While reading Romain Hayes’s new book on Indian independence leader Subhas Chandra Bose’s time in Nazi Germany (which I am reviewing for the Times Literary Supplement), I was struck by a quote from Hitler in one of the footnotes. In September 1941 – three months after Operation Barbarossa had begun and five months after Bose had arrived in Berlin – Hitler told his generals that “our role in Russia will be analogous to that of England in India … The Russian space is our India. Like the English, we shall rule this empire with a handful of men”. This idea of Russia as “a Germanic India” (Karl Dietrich Bracher, The German Dictatorship) reminded me of Bismarck’s famous “map of Africa” quote. In 1888, when Eugen Wolf, a proponent of a German empire in Africa, showed him a map of the continent, Bismarck is supposed to have replied: “My map of Africa lies in Europe”.

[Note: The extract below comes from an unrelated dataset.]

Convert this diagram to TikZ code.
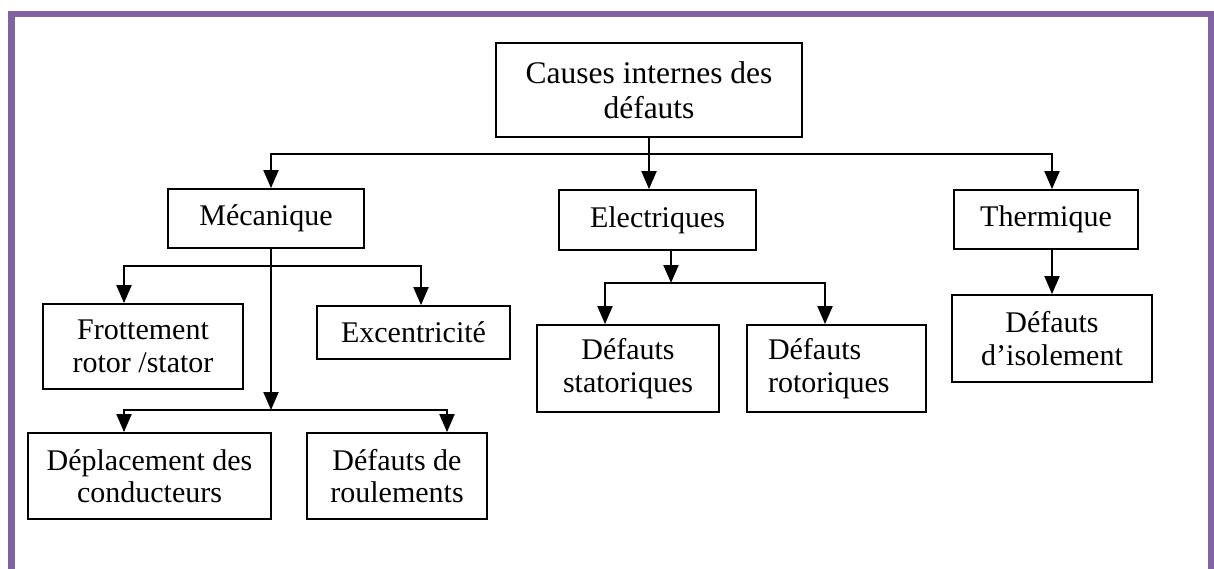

What makes both quotes so striking is that they imply that both chancellors saw some of the countries of Europe as potential colonies. Conversely, however, it’s also interesting that even such expansionist figures as Bismarck and Hitler rejected the idea of Germany as a global power. Different as they were, they both envisioned Germany as above all a European power: it was in Europe that it would expand. Of course, this ultimately comes down to geography to a large extent. Nevertheless, unlike Britain and France, Germany never really had territorial aspirations in Africa or Asia. Although Germany did of course eventually acquire some colonies (Tanganyika, Namibia, etc.), it is unique among western powers in that it is not generally seen as an imperialist power – a point I owe to Ivan Krastev.
From a western perspective, Germany’s history is often seen as a burden. But it seems to me that, in a post-Western world, its history is also a source of soft power. Like others, I’ve been struck by the positive perceptions of Germany in places like India and the Palestinian territories (and I understand it’s similar in China). These perceptions contrast very much with those of people in the West, which centre on the Holocaust (among some people in the Arab world, the Holocaust may even sometimes be seen as a positive factor – Germans who have been there often have experiences of this). Together with the longstanding business ties that Germany has (e.g. with Iran and Turkey), this puts it in a unique position. For example, as Helen Pidd and I suggested in an article in the Guardian recently, the BND (the German foreign intelligence service) is able to mediate in the Middle East partly because Arabs do not perceive it as a former colonial power.
This German soft power also puts the decision last month to abstain in the United Nations Security Council on a resolution authorising military intervention in Libya in an interesting light. Whether because of imperial aspirations or imperial guilt, it appears that Britain and France still seek to project power beyond Europe, whereas Germany still conceives of itself as a European power. Many reasons have been offered for the abstention, which has been largely blamed on Guido Westerwelle (whom a German political scientist just described as “the most narrow-minded foreign minister since Ribbentrop”). In my opinion, as I argue in an essay that will appear shortly in The Washington Quarterly, the decision was above all a signal of Germany’s opposition to the use of military force as a foreign-policy tool, even in a multilateral context and to prevent a humanitarian catastrophe. But was part of the motivation for the decision to abstain Germany’s underlying desire to preserve its image as a non-imperial power in Africa and Asia?